Windows-1252 (cp1252) is similar to ISO-8859-1 (Latin-1), which is a subset of Unicode; both are a superset of ASCII. Windows-1252 however has a few characters mapped to different codepoints.

That's right, thank you.

> There are no ASCII characters > 127. ASCII is a 7-bit encoding.

Then there is no reason Python using ASCII to handle 8bit byte and yield error.

The Windows console does support encodings: see the `chcp` command, which changes the code page. The cmd.exe builtins can support UTF-16 regardless of the code page.

When I last looked at this, Python doesn't attempt to deal with the Windows console code page.

Hm, strange, I have no problems using cp866 to print something to console on Windows.

CPython aren't actually using unicode strings.
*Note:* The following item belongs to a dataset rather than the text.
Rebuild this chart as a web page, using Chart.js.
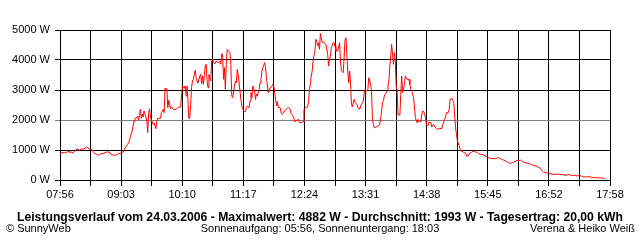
<!DOCTYPE html>
<html><head><meta charset="utf-8">
<script src="https://cdn.jsdelivr.net/npm/chart.js@4/dist/chart.umd.min.js"></script>
<style>html,body{margin:0;padding:0;background:#fff;}canvas{display:block;}</style>
</head><body>
<canvas id="c" width="640" height="240"></canvas>
<script>
const startTime = "07:56";
const endTime = "17:58";
const xTickLabels = ["07:56","09:03","10:10","11:17","12:24","13:31","14:38","15:45","16:52","17:58"];
const yTickValues = [0,1000,2000,3000,4000,5000];
// minutes after 07:56
const minutes = [0,2,5,8,10,11,13,14,16,19,21,23,26,29,30,32,35,37,40,42,45,48,51,54,56,59,62,64,67,69,70,72,74,76,77,79,80,81,82,84,85,86,87,88,89,90,91,92,94,95,96,97,98,99,100,102,103,105,106,107,110,111,113,114,115,116,117,118,119,121,122,124,127,129,131,132,134,136,137,138,139,140,141,142,143,144,145,146,147,148,149,150,151,153,154,155,156,157,159,160,161,162,163,165,166,167,168,170,171,173,175,176,177,178,179,180,181,182,183,184,186,187,188,189,190,192,193,194,195,197,198,199,201,203,204,205,207,208,209,210,211,213,214,215,216,218,219,220,221,222,224,225,226,227,228,229,230,231,233,234,235,236,237,238,239,241,242,243,245,246,248,250,252,253,255,256,257,259,261,262,264,266,267,269,271,272,273,274,275,276,277,279,280,281,282,283,284,285,286,287,289,291,293,294,295,296,297,299,300,301,302,304,305,306,307,308,310,311,312,313,314,315,316,317,318,319,320,321,322,323,325,326,328,329,331,332,333,334,336,337,338,340,341,342,343,344,346,348,350,351,352,353,354,355,356,358,359,360,361,362,363,364,365,366,367,368,369,370,371,372,373,374,375,377,378,379,380,382,383,384,385,387,388,389,390,391,392,393,395,396,397,399,400,401,402,403,404,406,407,409,410,412,413,415,418,419,421,422,423,425,426,427,429,430,431,432,433,434,435,437,438,439,441,442,444,445,447,448,450,451,453,455,457,458,460,462,464,466,468,469,473,477,479,480,482,484,486,488,489,491,493,495,497,499,500,503,504,506,509,512,515,517,521,523,526,527,529,532,535,539,543,546,550,554,557,559,563,566,569,572,576,578,581,585,588,592,596,597];
const powerW = [855,911,911,930,967,911,940,889,967,1044,990,1030,1030,1100,1100,1020,1011,911,855,822,880,890,933,933,840,833,833,878,900,944,1000,1100,1189,1300,1450,1633,1800,1967,2056,2080,2133,2000,2150,2356,2050,2200,2100,2300,2100,2000,1580,2200,2380,2100,2000,1856,1900,1711,1967,2056,2056,2244,2356,2244,3056,3022,3040,2411,2656,2380,2433,2356,2356,2411,2433,2433,3133,3056,3133,2800,3133,2689,2056,2056,2522,3078,3300,3356,3522,3656,3411,3300,3244,3467,3522,3211,3467,3189,3800,3856,3300,3078,3522,3300,3967,4022,3911,3880,3967,3911,3967,3856,4211,4190,3356,3744,3022,3856,4356,4320,4244,3856,2800,2744,2967,3300,3244,3689,3522,2967,2689,2467,2300,2278,2411,2467,2411,2633,2911,2744,3133,2967,2689,2856,2800,3022,3244,3356,3633,3744,3911,3744,3411,3133,2911,2967,3078,3078,3189,3133,2911,2689,2467,2611,2411,2411,2244,2189,2244,2322,2378,2411,2356,2211,2133,2056,1944,1989,2022,1911,1911,1944,2356,2411,2433,2578,3022,3189,3467,3633,3967,4300,4689,4633,4467,4578,4356,4882,4744,4600,4578,4522,4189,3800,4022,4133,4411,4578,4578,4467,4300,4300,4433,4578,3967,3633,3578,4078,4689,4744,4189,3633,3244,3633,3244,2522,2433,2578,2689,2578,2522,2411,2356,2467,2578,2633,2911,3022,2967,3022,3411,3189,2911,2022,1856,1744,1767,1800,1856,2078,2300,2578,2656,2800,2856,2967,3133,3300,3800,4133,4522,4189,3856,4244,3967,3133,2967,2167,2167,2167,2856,3467,2911,3189,3467,3411,3356,3356,3189,3022,2967,2744,2433,2078,1967,1911,2022,1944,1944,2189,2300,2244,2078,1856,1800,1833,1933,1911,1767,1856,1778,1722,1689,1711,1722,1856,2022,2100,2244,2244,2356,2689,2722,2656,2611,2133,1744,1522,1300,1133,1022,967,944,911,900,800,800,878,911,944,967,933,911,878,856,856,822,800,767,744,711,711,744,744,711,689,656,633,611,578,556,578,600,633,656,656,667,611,578,556,522,500,467,433,389,322,267,244,222,189,189,189,178,156,189,156,156,133,156,111,100,111,100,78,78,67,56,22];
const maxW = 4882;
const avgW = 1993;
const dayKWh = "20,00";
const dateStr = "24.03.2006";
const sunrise = "05:56";
const sunset = "18:03";

const toMin = s => { const [h, m] = s.split(':').map(Number); return h * 60 + m; };
const t0 = toMin(startTime), t1 = toMin(endTime);
const points = minutes.map((m, i) => ({ x: t0 + m, y: powerW[i] }));
const FONT = '"Liberation Sans", Arial, sans-serif';
const avgGrid = yTickValues.reduce((a, b) => Math.abs(b - avgW) < Math.abs(a - avgW) ? b : a);

const footer = {
  id: 'footer',
  afterDraw(chart) {
    const ctx = chart.ctx;
    ctx.save();
    ctx.fillStyle = '#000';
    ctx.textBaseline = 'alphabetic';
    const title = 'Leistungsverlauf vom ' + dateStr + ' - Maximalwert: ' + maxW + ' W - Durchschnitt: ' + avgW + ' W - Tagesertrag: ' + dayKWh + ' kWh';
    ctx.font = 'bold 12px ' + FONT;
    const w = ctx.measureText(title).width;
    const size = Math.min(13, 12 * 606 / w);
    ctx.font = 'bold ' + size.toFixed(2) + 'px ' + FONT;
    ctx.textAlign = 'center';
    ctx.fillText(title, 320, 221);
    ctx.font = '11px ' + FONT;
    ctx.textAlign = 'left';
    ctx.fillText('\u00A9 SunnyWeb', 6, 232);
    ctx.textAlign = 'center';
    ctx.fillText('Sonnenaufgang: ' + sunrise + ', Sonnenuntergang: ' + sunset, 320, 232);
    ctx.textAlign = 'right';
    ctx.fillText('Verena & Heiko Wei\u00DF', 635, 232);
    ctx.restore();
  }
};

new Chart(document.getElementById('c'), {
  type: 'line',
  data: {
    datasets: [{
      data: points,
      borderColor: '#ff0000',
      borderWidth: 1,
      pointRadius: 0,
      tension: 0,
      fill: false
    }]
  },
  options: {
    responsive: false,
    animation: false,
    devicePixelRatio: 1,
    layout: { padding: { top: 30, right: 30, left: 0, bottom: 0 } },
    plugins: { legend: { display: false }, tooltip: { enabled: false } },
    scales: {
      x: {
        type: 'linear',
        min: t0, max: t1,
        afterBuildTicks: scale => {
          const n = (xTickLabels.length - 1) * 2;
          scale.ticks = Array.from({ length: n + 1 }, (_, k) => ({ value: t0 + k * (t1 - t0) / n }));
        },
        afterFit: scale => { scale.height = 60; },
        grid: { color: '#000', lineWidth: 1, tickLength: 6, drawTicks: true },
        border: { display: true, color: '#000', width: 1 },
        ticks: {
          autoSkip: false, maxRotation: 0, minRotation: 0, padding: 2,
          color: '#000', font: { family: FONT, size: 11 },
          callback: (v, i) => i % 2 === 0 ? xTickLabels[i / 2] : ''
        }
      },
      y: {
        min: 0, max: 5000,
        afterBuildTicks: scale => { scale.ticks = yTickValues.map(v => ({ value: v })); },
        afterFit: scale => { scale.width = 60; },
        grid: {
          color: c => (c.tick && c.tick.value === avgGrid) ? '#808080' : '#000',
          lineWidth: 1, tickLength: 5, drawTicks: true
        },
        border: { display: true, color: '#000', width: 1 },
        ticks: {
          padding: 5, color: '#000', font: { family: FONT, size: 11 },
          callback: v => v + ' W'
        }
      }
    }
  },
  plugins: [footer]
});
</script>
</body></html>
Instead of having a sequence of codepoints, you will have either UCS2 or UCS4 strings depending on compile time options.

For example, freshly installed python3.2 from macports:

    >>> len(chr(119074))
    2
    >>> chr(119074)
    '𝄢'
    >>> print chr(119074)
    𝄢

(Surrogates are so much fun).

Python 2.7.1 compiled with UCS4:

    >>> len(unichr(119074))
    1
    >>> unichr(119074)
    u'\U0001d122'
    >>> print(chr(119074))
    𝄢

Notice the capital U takes 8 instead of 4 hexidecimals.

So, that sounds fairly similar to "unicode in $arbitrary_language": Unicode is supported internally; there is still complexity associated in getting data decoded/encoded when bringing it in/out; new versions of the language are working to reduce the complexity but somehow not there yet; handling of unicode by libraries tends to be inconsistent and probably undocumented.

Someone should do a comparative analysis across languages. My guess is that (in-browser) javascript is probably one of the few languages to not have significant unicode problems, although there are surely some.

If you have a hard time reading this, disable JavaScript.

If you have a hard time reading this, just press the left and right buttons to run the slides.

Pretty hard when all you have is a touch screen. :-)

What baffles me that we are trying to convince programmers to support Unicode while many programs and websites won't even accept special symbols. In passwords.

I mean, how dumb does the system have to be to reject the @ char in the password field? Or worse yet, accept only _numbers_, as my university does.

I think we did something terribly wrong somewhere in the char set conventions.